* [GIVEN INSTRUCTION] Show every line that has the string "this" in it.

━━━━━━

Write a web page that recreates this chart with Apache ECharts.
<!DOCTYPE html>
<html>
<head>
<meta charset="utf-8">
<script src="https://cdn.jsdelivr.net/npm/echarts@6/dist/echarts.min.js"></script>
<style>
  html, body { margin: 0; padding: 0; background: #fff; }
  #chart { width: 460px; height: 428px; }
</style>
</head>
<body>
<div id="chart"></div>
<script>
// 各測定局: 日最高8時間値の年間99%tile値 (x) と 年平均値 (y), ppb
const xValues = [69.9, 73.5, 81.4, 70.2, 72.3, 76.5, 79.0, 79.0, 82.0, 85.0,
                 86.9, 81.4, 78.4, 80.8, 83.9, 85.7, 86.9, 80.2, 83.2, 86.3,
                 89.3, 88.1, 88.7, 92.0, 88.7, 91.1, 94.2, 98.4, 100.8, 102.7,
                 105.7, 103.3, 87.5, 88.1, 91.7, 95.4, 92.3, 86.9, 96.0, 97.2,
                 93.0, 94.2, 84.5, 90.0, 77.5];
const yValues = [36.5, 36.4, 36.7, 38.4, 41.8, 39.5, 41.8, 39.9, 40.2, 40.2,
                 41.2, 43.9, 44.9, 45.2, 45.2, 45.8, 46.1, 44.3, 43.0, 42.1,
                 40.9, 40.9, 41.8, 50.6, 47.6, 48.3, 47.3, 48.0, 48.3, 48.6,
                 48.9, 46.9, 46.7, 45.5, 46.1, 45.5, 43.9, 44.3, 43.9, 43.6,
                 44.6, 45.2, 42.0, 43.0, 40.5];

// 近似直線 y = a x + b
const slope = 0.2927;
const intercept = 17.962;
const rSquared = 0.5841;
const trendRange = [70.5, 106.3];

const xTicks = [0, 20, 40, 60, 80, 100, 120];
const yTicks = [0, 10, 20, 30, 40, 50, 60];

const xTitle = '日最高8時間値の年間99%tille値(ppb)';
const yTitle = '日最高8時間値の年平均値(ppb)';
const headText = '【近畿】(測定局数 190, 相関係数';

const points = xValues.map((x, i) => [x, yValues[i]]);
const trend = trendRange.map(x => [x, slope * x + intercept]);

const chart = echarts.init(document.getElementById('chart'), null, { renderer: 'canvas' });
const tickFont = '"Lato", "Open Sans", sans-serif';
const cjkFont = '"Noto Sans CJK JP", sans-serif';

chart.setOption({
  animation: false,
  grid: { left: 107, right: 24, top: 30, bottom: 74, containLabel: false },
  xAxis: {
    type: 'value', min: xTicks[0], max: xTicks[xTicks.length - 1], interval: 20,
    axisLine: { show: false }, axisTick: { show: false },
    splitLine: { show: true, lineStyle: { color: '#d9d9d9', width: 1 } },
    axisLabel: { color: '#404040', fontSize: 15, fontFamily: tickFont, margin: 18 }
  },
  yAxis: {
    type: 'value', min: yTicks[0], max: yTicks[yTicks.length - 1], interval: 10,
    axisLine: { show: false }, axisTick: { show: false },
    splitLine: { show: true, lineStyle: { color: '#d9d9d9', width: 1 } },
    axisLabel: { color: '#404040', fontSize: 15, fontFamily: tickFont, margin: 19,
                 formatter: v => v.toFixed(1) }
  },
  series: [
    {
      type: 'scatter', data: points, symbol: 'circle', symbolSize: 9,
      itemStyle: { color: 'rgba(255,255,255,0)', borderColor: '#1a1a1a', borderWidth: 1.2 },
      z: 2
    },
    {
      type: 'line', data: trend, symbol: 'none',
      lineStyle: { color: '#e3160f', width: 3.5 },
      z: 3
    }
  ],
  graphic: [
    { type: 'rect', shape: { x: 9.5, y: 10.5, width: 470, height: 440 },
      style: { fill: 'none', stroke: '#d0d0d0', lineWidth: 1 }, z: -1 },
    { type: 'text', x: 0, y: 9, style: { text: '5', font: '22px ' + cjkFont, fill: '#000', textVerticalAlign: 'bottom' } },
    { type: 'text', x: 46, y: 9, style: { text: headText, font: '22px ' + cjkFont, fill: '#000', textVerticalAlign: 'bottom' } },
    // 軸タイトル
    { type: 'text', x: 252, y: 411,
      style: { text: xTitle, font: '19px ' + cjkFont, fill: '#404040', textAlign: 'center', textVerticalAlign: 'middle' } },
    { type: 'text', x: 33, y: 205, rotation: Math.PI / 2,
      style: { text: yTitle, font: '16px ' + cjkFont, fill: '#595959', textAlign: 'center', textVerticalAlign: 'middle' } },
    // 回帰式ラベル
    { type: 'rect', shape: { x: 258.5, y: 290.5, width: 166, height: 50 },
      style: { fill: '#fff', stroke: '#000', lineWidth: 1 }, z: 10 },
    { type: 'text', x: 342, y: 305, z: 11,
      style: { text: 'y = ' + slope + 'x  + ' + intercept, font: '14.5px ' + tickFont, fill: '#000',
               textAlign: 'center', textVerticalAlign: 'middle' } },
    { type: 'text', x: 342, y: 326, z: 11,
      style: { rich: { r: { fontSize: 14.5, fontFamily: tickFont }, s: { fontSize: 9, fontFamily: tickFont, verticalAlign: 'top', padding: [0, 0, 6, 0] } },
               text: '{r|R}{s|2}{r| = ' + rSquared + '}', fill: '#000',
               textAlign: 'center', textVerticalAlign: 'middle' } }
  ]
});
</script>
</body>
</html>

━━━━━━

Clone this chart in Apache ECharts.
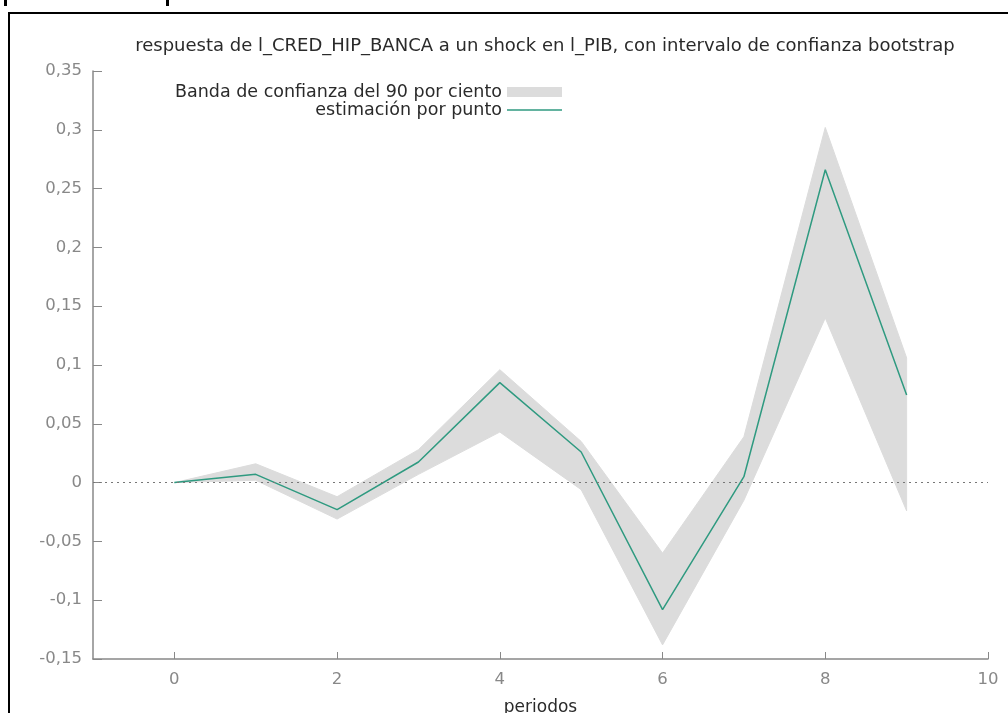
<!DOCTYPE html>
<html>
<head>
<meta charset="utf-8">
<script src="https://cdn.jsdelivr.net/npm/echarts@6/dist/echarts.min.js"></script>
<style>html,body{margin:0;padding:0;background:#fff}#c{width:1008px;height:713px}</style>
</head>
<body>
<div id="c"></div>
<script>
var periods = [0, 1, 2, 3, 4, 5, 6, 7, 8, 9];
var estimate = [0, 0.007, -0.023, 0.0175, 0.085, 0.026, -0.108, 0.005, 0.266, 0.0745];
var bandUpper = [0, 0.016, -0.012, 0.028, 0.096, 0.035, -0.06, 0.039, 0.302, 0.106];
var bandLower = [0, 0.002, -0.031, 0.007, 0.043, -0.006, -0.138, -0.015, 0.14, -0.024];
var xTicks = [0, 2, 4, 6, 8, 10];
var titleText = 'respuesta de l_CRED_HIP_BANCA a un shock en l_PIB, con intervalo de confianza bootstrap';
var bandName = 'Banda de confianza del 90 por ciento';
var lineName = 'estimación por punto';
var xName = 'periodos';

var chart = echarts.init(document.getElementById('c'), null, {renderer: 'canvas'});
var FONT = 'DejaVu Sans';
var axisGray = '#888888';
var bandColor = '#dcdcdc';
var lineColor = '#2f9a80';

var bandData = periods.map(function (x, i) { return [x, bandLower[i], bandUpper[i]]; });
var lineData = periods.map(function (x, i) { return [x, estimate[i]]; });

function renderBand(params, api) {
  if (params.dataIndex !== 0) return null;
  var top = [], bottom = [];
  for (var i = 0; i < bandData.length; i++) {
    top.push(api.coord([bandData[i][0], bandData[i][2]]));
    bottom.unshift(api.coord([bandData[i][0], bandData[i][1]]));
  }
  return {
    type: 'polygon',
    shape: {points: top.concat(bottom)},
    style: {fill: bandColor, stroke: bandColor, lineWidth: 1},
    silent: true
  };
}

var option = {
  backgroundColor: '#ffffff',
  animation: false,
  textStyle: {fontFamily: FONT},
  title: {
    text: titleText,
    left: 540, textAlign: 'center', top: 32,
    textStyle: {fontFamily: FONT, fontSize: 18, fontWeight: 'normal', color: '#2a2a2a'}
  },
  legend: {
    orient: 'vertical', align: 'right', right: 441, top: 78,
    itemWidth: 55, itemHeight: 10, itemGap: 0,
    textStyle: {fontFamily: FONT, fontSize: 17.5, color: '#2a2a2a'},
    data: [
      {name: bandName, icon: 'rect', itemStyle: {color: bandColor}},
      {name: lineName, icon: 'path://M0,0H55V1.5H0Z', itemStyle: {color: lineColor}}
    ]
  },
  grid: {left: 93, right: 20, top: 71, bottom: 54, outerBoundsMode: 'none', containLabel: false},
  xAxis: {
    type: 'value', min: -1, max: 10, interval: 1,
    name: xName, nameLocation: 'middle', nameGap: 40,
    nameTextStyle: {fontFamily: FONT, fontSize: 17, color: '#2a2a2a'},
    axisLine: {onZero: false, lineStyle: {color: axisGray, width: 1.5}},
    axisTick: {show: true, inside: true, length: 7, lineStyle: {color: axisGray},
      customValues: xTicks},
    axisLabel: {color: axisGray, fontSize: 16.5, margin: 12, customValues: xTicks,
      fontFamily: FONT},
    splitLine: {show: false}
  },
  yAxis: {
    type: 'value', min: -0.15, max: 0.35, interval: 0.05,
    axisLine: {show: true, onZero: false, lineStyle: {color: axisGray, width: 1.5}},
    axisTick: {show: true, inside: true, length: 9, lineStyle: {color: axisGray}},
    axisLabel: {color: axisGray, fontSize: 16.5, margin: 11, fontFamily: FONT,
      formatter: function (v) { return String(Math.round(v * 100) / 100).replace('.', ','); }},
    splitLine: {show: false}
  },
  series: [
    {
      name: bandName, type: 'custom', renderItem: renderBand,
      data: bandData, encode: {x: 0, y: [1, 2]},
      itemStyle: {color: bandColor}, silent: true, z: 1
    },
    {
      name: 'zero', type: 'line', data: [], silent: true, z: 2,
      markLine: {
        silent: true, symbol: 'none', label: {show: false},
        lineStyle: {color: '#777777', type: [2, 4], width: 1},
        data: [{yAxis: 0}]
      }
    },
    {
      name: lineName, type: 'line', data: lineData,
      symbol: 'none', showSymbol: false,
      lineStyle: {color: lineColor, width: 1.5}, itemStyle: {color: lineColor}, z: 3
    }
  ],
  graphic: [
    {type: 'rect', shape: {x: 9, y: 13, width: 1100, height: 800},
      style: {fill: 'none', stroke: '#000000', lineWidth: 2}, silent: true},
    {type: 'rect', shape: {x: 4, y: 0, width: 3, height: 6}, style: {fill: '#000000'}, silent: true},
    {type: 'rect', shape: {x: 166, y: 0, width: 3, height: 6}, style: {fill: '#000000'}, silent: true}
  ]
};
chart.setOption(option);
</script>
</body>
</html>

━━━━━━

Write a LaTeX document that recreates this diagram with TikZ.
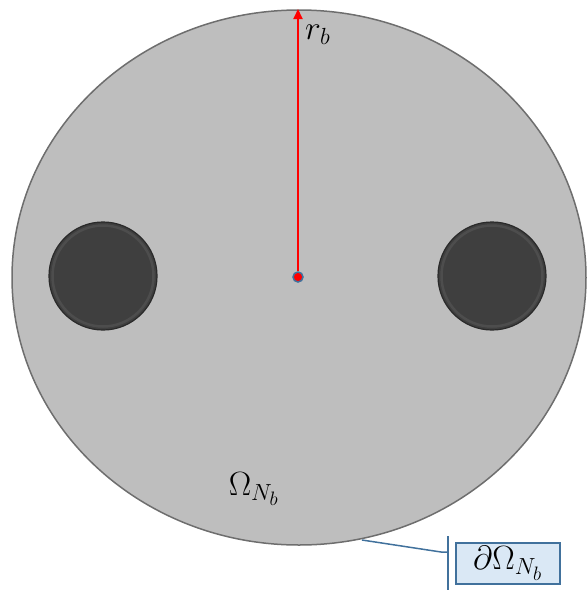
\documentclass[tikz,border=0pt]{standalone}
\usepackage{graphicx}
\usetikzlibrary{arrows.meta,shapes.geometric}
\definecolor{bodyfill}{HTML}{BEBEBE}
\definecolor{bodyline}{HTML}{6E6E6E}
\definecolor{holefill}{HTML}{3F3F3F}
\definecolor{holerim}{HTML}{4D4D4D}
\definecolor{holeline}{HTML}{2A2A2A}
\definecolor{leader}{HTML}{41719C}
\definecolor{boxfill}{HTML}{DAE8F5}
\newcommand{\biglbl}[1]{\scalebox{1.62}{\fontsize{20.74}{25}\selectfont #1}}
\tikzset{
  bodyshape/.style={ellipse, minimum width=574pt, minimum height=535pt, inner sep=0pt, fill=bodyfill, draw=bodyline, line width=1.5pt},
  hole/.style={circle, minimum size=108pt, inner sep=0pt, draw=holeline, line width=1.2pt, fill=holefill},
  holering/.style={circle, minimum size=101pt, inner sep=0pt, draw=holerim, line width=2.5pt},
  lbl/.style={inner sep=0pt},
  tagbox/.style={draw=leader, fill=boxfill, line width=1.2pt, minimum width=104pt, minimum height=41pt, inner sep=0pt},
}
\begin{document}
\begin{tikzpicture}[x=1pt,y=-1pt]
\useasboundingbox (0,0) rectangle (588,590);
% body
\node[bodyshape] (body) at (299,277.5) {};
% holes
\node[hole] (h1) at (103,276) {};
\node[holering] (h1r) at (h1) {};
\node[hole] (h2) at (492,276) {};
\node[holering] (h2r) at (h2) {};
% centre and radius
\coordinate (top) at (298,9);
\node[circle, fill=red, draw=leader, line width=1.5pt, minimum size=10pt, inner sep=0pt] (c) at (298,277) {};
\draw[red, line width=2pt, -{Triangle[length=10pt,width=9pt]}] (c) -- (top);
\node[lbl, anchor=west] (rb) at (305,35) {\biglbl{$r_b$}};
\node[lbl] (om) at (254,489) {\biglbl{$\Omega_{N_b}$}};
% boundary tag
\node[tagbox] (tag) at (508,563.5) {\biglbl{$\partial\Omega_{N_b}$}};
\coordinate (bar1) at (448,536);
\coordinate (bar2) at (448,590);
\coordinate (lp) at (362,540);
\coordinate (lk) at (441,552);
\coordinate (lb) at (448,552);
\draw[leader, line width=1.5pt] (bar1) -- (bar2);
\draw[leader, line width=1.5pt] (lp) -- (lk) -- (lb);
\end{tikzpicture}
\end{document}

━━━━━━

* [THE RESPONSE]
Write a web page that recreates this chart with Apache ECharts.
Clone this chart in Apache ECharts.
Write a LaTeX document that recreates this diagram with TikZ.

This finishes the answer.